In a world where musical genres often blur across boundaries, it is both a challenge for a band and a pleasure for a music lover like me to see a band anchor their music vision to a definitive style. For me, this doesn’t reflect a band’s lack of originality or an absence of desire to challenge itself, but rather expresses the humility and dedication of a band to work within certain established parameters. With Skarntyde, Spurv delivers post-rock in the pure tradition of the genre. It doesn’t have any pretention of reinventing a music style, but rather inscribes itself as a cornerstone within the limits of a genre that has proven its pertinence for over two decades now.

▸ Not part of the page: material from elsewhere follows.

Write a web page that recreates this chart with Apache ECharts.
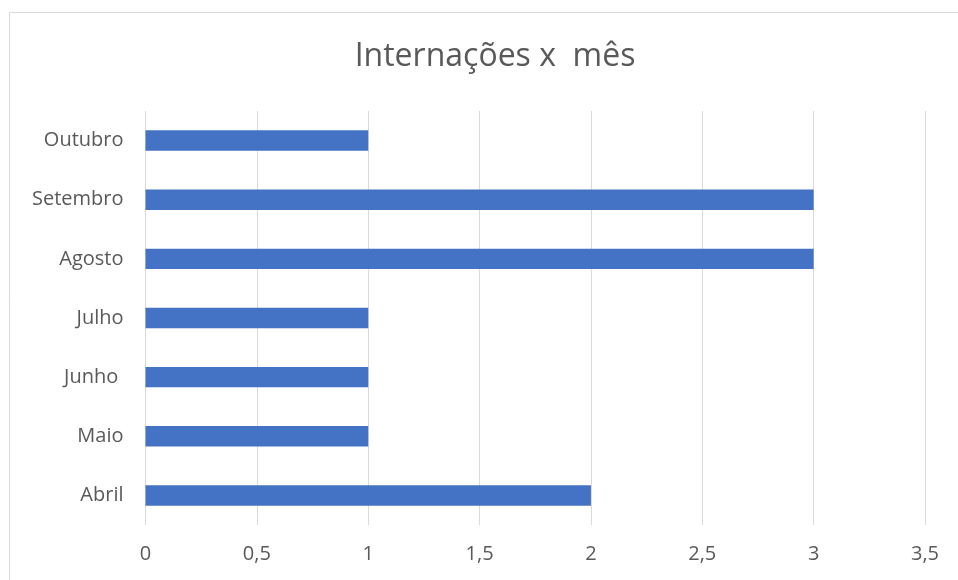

RELEASE DATE: 11 May 2015 LABEL: No Forevers Records
Spurv indeed draws its influences from the big names of post-rock. We sense some Godspeed You! Black Emperor!, sometimes in the drumming, sometimes in the explosions and the power of the songs, like the end of Mellom Broens og eleven. We can also sense some Mogwai, in the variety of emotions within the songs and across the album, or in the noisy songs like Lyden av lov som biter seg fast til sin egen kropp that I suspect would become an epic wall of sound live. We can also sense some hints of fellow Norwegians, 1099, who released two masterpieces back to back in 2013 and 2015, in their general approach.
One thing I want to highlight is the (excellent) choice Spurv made by naming their songs in their native language, Norwegian. Spurv have taken the advantage that instrumental music allows to display their cultural identity to their fans. As a cultural minority myself in a world where English takes over pretty much everything, I can’t express the pleasure I get as a music fan to try and translate the song titles. Discovering new expressions that sometimes don’t make sense in English (or in my case, French). When it comes to instrumental music, there isn’t any reason why one shouldn’t display their culture like this and it’s a pleasure to emphasize it.
A basic necessity of instrumental music is to be able to convey emotions without words. Spurv indeed lead us into a vast field of emotions. From happiness to sadness with pretty much everything inbetween. Not every instrumental band can glorify themselves by being as emotionally powerful as a good songwriter can be but Spurv are one of those bands. By managing to shift the atmosphere within the song multiple times, they create a coherent musical ensemble that is structured, intelligent and overall pleasant to the listener. It keeps us interested for the entire duration of the songs.
With 4 songs clocking in at over 44 minutes, we would expect some ambient or slow melodic passages. Spurv, however, usually likes to get to business right away and, while the songs progress in intensity, it’s never in a linear way. The ups and downs from slow melodic passages to melodic explosions are a challenge for the listener and remind us of progressive rock, structurally. The climax can sometimes be within the first minutes and therefore, as listeners, we are constantly wondering what’s going to be around the corner.
When it comes to structure, it is also very important to end on a great note with this kind of post-rock record. A lack of point of reference in instrumental songs will sometimes make the listener lose focus. This clever climax is exactly what Spurv do with Hvorfor er det noe og ikke ingenting; the beautiful melodic leitmotifs close a record that much rather sound like the beginning of a new one. This is indeed a landmark in the cultural landscape of 2015 and a band to follow closely in the years to come.